- _TO DO_
Write out the listing from the line with "Generate a Python" to the line with "plt.rcParams['font.family'] = ['Liberation", both lines included, exactly and nothing beyond. Leave pictures out.

- _TASK INPUTS_
▼▼▼

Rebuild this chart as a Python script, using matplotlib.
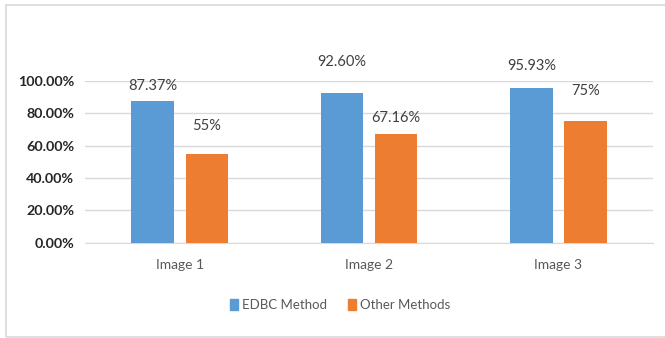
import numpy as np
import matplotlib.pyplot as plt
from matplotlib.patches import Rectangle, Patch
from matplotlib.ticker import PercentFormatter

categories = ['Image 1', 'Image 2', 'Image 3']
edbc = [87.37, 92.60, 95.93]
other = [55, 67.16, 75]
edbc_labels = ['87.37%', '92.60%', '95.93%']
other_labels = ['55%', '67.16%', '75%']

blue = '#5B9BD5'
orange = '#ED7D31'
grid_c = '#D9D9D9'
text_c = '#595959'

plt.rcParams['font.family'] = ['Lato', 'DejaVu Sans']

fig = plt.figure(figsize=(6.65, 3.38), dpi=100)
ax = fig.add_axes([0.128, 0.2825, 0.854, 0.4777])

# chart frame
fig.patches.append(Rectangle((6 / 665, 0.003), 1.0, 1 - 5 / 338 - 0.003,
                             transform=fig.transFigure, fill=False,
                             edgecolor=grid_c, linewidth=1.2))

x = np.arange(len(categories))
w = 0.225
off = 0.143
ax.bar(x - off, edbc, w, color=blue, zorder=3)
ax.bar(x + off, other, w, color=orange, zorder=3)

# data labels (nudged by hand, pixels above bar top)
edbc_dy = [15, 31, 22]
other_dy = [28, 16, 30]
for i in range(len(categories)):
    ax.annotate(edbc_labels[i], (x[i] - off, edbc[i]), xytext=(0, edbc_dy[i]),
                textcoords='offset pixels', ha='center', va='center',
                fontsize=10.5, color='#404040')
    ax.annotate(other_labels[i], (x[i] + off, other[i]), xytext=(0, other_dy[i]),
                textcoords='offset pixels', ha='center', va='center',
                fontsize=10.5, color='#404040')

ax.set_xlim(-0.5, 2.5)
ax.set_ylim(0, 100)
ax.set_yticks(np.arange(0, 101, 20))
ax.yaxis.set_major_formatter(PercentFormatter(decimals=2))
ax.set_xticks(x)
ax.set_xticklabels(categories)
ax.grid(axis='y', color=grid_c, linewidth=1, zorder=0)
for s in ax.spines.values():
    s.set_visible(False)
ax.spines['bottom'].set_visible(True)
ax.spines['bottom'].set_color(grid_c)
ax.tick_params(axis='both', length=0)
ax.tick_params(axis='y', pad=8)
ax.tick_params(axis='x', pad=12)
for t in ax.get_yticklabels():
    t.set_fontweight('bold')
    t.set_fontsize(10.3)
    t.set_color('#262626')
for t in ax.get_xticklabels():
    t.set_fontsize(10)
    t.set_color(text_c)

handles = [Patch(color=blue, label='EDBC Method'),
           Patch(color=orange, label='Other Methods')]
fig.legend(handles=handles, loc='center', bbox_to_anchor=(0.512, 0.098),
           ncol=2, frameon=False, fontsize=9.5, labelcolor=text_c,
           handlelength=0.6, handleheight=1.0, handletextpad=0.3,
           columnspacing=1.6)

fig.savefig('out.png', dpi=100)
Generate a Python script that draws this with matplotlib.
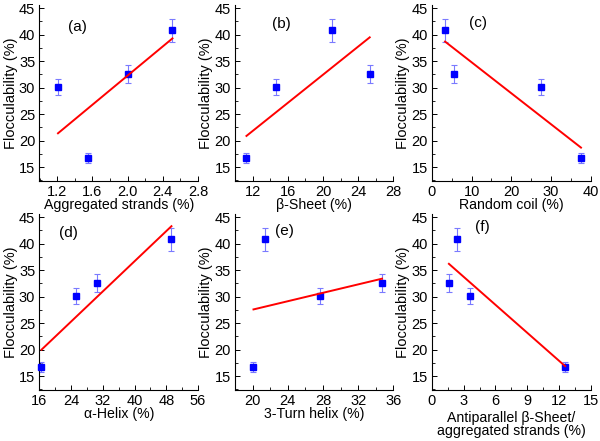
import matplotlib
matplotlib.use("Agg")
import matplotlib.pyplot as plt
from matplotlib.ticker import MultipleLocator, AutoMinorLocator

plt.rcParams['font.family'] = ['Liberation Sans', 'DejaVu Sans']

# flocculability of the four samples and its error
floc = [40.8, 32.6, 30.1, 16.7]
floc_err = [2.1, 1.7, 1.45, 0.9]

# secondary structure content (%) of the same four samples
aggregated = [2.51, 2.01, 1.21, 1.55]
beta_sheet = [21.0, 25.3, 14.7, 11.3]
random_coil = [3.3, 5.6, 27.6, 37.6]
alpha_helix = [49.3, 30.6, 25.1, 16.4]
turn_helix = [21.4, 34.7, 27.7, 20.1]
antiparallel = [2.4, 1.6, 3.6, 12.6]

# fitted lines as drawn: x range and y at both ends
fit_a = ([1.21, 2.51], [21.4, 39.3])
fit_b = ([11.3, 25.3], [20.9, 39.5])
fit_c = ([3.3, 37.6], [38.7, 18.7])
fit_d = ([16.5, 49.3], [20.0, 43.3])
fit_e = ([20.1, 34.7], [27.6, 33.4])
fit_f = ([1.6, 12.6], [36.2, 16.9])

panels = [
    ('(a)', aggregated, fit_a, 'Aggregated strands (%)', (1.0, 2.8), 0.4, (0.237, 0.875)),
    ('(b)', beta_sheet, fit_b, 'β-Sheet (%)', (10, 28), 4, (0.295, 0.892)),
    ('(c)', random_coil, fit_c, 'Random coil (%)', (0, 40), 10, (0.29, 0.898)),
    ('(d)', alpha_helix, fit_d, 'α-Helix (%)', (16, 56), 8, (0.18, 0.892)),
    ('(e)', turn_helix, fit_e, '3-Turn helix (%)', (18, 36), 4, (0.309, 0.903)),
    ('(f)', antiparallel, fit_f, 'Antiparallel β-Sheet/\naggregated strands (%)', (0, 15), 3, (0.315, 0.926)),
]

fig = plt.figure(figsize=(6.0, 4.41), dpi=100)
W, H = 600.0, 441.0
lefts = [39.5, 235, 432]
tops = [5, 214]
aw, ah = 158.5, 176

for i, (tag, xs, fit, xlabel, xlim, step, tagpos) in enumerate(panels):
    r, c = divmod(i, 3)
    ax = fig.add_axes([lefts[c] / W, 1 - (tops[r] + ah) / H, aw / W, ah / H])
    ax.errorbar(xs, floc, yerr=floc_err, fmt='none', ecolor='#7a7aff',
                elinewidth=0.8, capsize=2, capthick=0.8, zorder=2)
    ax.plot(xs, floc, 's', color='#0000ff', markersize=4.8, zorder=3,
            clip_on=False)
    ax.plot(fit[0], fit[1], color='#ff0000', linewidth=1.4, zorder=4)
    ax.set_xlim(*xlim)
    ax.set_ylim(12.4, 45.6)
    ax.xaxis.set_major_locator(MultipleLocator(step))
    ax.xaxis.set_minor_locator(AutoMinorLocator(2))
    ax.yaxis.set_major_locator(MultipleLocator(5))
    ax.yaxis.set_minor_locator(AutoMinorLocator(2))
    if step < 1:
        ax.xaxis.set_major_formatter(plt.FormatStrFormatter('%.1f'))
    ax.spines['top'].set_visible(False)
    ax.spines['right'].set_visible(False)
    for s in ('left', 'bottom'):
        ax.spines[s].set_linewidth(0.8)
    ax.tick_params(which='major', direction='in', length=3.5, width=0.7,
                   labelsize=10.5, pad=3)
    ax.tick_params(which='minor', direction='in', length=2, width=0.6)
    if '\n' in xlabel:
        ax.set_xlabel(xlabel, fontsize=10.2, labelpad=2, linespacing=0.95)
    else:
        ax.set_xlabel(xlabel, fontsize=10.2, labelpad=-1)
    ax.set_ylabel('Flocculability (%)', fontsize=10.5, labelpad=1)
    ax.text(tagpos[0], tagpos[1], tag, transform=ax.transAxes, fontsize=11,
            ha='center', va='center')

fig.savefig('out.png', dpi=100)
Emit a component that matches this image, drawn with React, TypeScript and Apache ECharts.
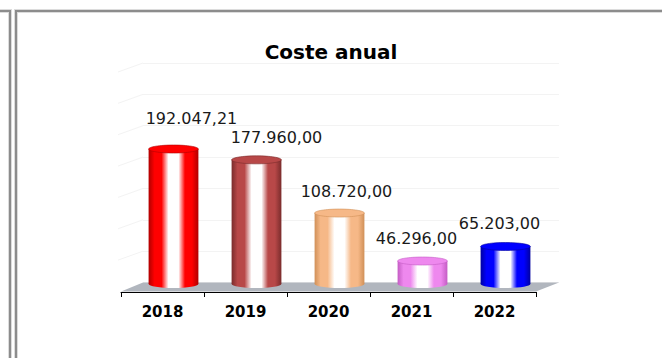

▲▲▲

- _SOLUTION FOR THIS EXERCISE_
Generate a Python script that draws this with matplotlib.
import matplotlib
matplotlib.use("Agg")
import matplotlib.pyplot as plt
from matplotlib.ticker import MultipleLocator, AutoMinorLocator

plt.rcParams['font.family'] = ['Liberation Sans', 'DejaVu Sans']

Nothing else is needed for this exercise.